The most common source of noise is that induced by AC line power from nearby cables or equipment, especially from long cable runs. This noise is periodic at the line frequency, which is 60 Hz in the United States or 50 Hz in other parts of the world. Many dataloggers are able to reject most of this noise by performing an integrated measurement of the input for exactly one line-cycle period (16.7 ms or 20 ms).
To reduce thermocouple noise and ensure that the datalogger records accurate temperature data, use thermocouple wire with an extra layer of electrical shielding around the conductors. This is a simple way to compensate for the negative effects of electrical interference from nearby equipment. For optimal performance, tie this shield to a good electrical or earth ground at only one end.
4. Use a Temperature Transmitter to Reduce Noise
Another way to reduce signal noise is to use a small temperature transmitter that connects to a standard thermocouple input and provides a 4 to 20 mA output that the datalogger can measure. Temperature transmitters are useful when you have very long cable runs between the oven measurement setpoints and the datalogger. You will find that the 4 to 20 mA current signal is much less susceptible to noise than the millivolt-level thermocouple output.
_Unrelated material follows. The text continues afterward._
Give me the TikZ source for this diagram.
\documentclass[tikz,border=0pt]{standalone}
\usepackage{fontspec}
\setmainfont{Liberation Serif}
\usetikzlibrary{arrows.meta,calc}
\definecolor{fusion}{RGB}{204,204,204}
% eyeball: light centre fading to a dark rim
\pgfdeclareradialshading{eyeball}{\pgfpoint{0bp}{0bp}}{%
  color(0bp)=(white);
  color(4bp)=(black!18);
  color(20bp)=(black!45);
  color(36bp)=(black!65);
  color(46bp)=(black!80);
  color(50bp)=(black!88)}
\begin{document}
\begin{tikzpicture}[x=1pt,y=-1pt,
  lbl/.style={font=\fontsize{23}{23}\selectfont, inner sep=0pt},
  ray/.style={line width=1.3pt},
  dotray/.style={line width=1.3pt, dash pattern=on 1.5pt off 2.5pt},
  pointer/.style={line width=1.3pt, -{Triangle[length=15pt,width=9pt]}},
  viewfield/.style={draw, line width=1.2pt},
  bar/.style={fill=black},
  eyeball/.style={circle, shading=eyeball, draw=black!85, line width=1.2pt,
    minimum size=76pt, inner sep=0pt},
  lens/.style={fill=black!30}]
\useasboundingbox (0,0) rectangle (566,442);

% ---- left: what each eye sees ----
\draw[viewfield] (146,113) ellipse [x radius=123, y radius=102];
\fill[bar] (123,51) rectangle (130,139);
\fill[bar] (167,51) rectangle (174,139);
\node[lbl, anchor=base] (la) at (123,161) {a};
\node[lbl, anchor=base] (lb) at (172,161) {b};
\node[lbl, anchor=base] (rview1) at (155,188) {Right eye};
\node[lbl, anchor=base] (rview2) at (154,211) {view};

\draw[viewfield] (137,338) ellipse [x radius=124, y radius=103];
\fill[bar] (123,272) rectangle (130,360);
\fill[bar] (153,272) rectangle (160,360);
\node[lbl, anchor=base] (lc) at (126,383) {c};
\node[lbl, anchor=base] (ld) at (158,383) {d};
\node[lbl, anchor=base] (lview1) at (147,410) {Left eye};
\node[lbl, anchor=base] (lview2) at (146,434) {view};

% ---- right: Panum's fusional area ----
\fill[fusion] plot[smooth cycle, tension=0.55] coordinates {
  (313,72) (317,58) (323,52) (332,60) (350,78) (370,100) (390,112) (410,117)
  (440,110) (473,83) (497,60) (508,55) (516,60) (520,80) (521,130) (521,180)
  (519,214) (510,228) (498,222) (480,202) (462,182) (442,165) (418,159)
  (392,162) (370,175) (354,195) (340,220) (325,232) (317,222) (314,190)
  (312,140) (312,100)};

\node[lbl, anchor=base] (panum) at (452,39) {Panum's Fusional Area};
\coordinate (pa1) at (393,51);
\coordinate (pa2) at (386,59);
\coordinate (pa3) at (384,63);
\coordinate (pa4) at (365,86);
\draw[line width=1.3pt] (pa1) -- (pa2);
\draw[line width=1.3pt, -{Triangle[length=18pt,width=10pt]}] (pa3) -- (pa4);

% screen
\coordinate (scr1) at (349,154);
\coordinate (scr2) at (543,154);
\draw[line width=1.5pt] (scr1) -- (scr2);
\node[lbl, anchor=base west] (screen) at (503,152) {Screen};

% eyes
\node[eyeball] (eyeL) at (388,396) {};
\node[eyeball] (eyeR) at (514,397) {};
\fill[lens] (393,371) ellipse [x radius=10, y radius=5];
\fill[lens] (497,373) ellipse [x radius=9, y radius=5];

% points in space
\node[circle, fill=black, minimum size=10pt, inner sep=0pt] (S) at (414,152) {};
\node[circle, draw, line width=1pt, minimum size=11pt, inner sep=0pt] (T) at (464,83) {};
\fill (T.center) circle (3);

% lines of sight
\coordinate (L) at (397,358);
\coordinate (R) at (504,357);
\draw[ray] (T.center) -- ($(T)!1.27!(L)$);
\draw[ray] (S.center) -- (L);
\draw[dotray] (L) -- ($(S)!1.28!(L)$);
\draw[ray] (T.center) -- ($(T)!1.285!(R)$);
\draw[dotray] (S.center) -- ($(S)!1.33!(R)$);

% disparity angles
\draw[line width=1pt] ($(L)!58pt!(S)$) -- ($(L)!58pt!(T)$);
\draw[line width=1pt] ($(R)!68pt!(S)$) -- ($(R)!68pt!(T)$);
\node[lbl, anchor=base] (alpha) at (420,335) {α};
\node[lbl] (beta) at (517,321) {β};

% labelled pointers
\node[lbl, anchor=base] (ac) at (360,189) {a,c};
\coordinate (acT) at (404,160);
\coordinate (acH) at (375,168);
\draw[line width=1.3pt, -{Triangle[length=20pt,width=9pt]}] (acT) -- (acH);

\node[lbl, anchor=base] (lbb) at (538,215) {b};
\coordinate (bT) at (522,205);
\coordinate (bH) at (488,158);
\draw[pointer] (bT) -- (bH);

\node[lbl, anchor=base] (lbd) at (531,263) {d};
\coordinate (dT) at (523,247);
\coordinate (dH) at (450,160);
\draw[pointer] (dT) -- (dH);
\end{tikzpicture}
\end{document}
5. Source the Right Thermal Barrier for Your Profiler
An effective thermal barrier — a datalogger enclosure — is necessary to protect the oven logger as it passes through static or conveyor ovens along with the product. A variety of stainless steel thermal barriers give years of solid protection from high temperature ranges at various runtimes. Be sure to make a note of the thermal barrier’s operating temperature. This will tell you the maximum time you can leave the barrier inside the oven without damage — even the best barrier can only protect the datalogger for so long! Also, be sure to adjust the operating temperature based onyour particular oven’s temperature.
For extreme oven temperatures or lengthy oven runs, you can insert a phase-change heat sink inside the barrier to add another layer of protection for the logger. Phase-change material (PCM) shields the datalogger from excess heat to further insulate it within the thermal barrier.
6. Customize your Process with Temperature Profiling Analysis Software
Specialized datalogger software helps users organize and analyze their temperature data in the form of a detailed temperature profile. Analysis and implementation helps to prevent overheating and premature cooling as well as reduce defect output rates. By viewing the thermal graph data, users easily can identify the source of known problems by examining anomalous data and further optimize their existing process.
Using process window index (PWI) algorithms, thermal profiling software shows how well the run meets process specifications or if it goes outside specified values. For example, with the datalogging software, you can view slope and peak temperatures and view the effects of conveyor speed to stabilize your food product or component temperatures. After verifying a successful test run, simply repeat the process in the production phase.
Users also can purchase customized software for specific applications such as for monitoring paint ovens and producing cure percentage calculations.
7. Generate Datalogging Software Reports as Proof
With some datalogger software applications, users can directly output the data to a printer in the form of a report, showing adherence to a number of industrial standards. This is useful to demonstrate best practices to customers and show that your products are up to manufacturer and component specification.
Data collection in the form of a temperature profile is a cost-effective way to benefit your business. By troubleshooting specific oven issues and optimizing your heat treatment process, temperature profiles allow users to make repairs and other improvements that lead to improved product quality and lower defect output. You will also benefit by having hardcopy proof of your best manufacturing practices to give to customers.